Despite the relatively short distance from Camp 2 to Camp 3 of less than four kilometers, the trip took us the entire day. The approach to the jumar section was incredibly thick with snow and the ‘Shark Fin’ ridge had to be traversed with care for crevasses. We ended up reaching Camp 3 at 6 pm after leaving early that morning. We then had just two hours of sleep after setting up the tents before it would be time to rise again to begin the final summit push to Spantik Peak.

After two hours of uncomfortable napping, we rustled ourselves out of the tent at 9 pm and geared up with boots, crampons, and all of our warmest gear. It was time for the summit push.

Our journey to the summit was dark, cold, and arduous. Through the night we trudged through the thick snow reaching the plateau by sunrise to sit beneath the final climb to Spantik Peak. With bad weather and blizzards rolling in, two members from the other expedition decided to head back. Our guides sipped a tea with us and said they were happy to move on to complete the mission.

The final climb up Spantik Peak is a continuous steep slope gaining the final 500m of elevation to reach 7,027m above sea level. The thick snow became incredibly difficult to manage throughout this portion of the climb. It seemed as if we moved two steps forward and one step backward with no traction for crampons or ice axes.

Unfortunately, at the summit, we had a complete whiteout with only a glimpse of Nagar Valley for a few moments. On a clear day, you can expect to find incredible views including looks toward K2, Nanga Parbat as well as other peaks. On this day it was snowing sideways. We took a photo, a breather, and then began the long descent back to Camp 3. We made it back to camp just before sunset completing a 22-hour push on just two hours of sleep. We made it.

The following morning, we woke tired and fatigued but had to descend all the way down to basecamp. It snowed heavily again during the night so we had to break the trail once again. It ended up taking us the entire day to descend and we reached basecamp at sunset after an arduous journey back down the ridge. We celebrated with a coca-cola (no alcohol allowed in Pakistan) and went straight to bed.

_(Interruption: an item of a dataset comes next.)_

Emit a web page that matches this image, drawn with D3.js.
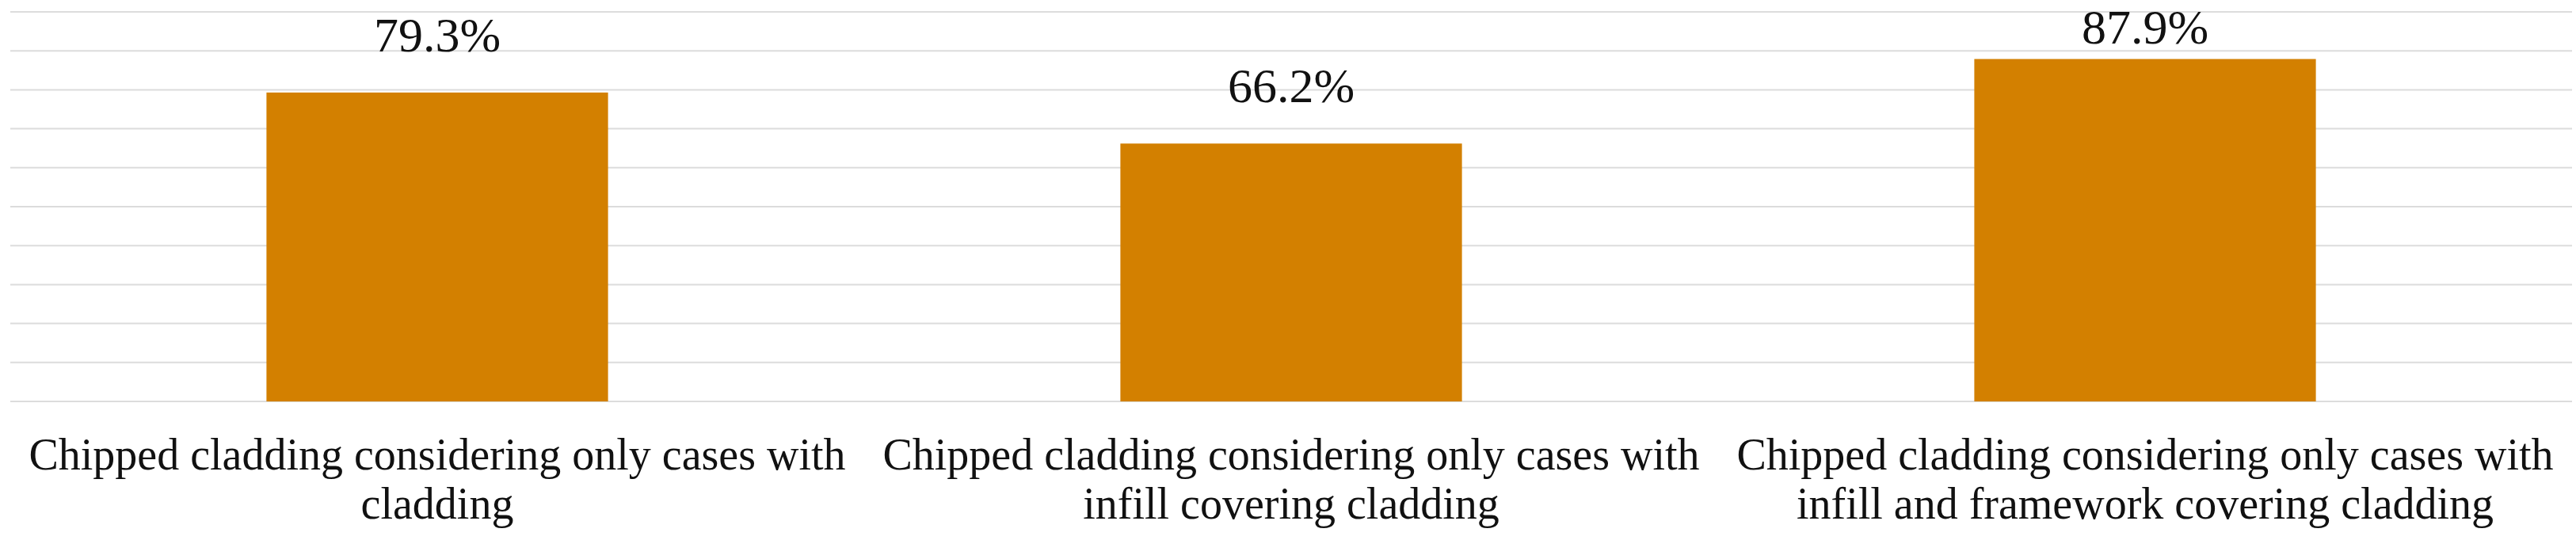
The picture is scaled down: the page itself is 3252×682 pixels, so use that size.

A rest day would have been nice but our team of porters had arrived and so we had to wake up at sunrise and march 28km in the piercing sun to Chogo Balansa, which is the first camp on the trek into Spantik Base Camp. We survived the day and then made the final 14km trek back out to Arandu the next day. Keeping the surprising level of efficiency rolling, we then jumped straight into a Jeep and headed back to Skardu that night. The following morning we flew to Islamabad. If you know anything about traveling in Pakistan, you would be astounded at that turnaround. Normally one form of transport fails you but on this occasion, we were in Islamabad just four days after being on the summit of Spantik Peak.

Climbing Spantik Peak was a journey of a lifetime and challenged us immensely. In better weather conditions the mission may be less intense but this incredibly scenic ridge is not to be underestimated. It’s long, difficult to get a wide weather window and will push you to your limits. I hope this guide and story has given you an insight into climbing Spantik Peak and I wish you a safe journey and an incredible climb.


Saturday 8th of June 2024

Hi, thanks for sharing all this information. In which month did you go? What’s the best time of year to go? What was the average temperature when you were at the summit?

Thanks for your answers :)

Sarwar Taqi Shigri

Friday 12th of July 2024

@Nathali, June 15 to August 15 is the season to climb this mountain if you need more information you can contact me I belong to Arundu village


Thursday 10th of August 2023

Thank you so much for posting this to help us peeps out here / I am climbing July 24 and this insight is so helpful.

Hali Lee

Friday 14th of April 2023

Thanks for your sharing! We’re planning to summit Spantik this summer. Do you think it’s needed to hire a guide for route above BC? We’d appreciate your suggestion.

Fahad Mustafa Qureshi

Monday 30th of January 2023

Its vert helpful for me & my team as we are planning to summit this year 2023.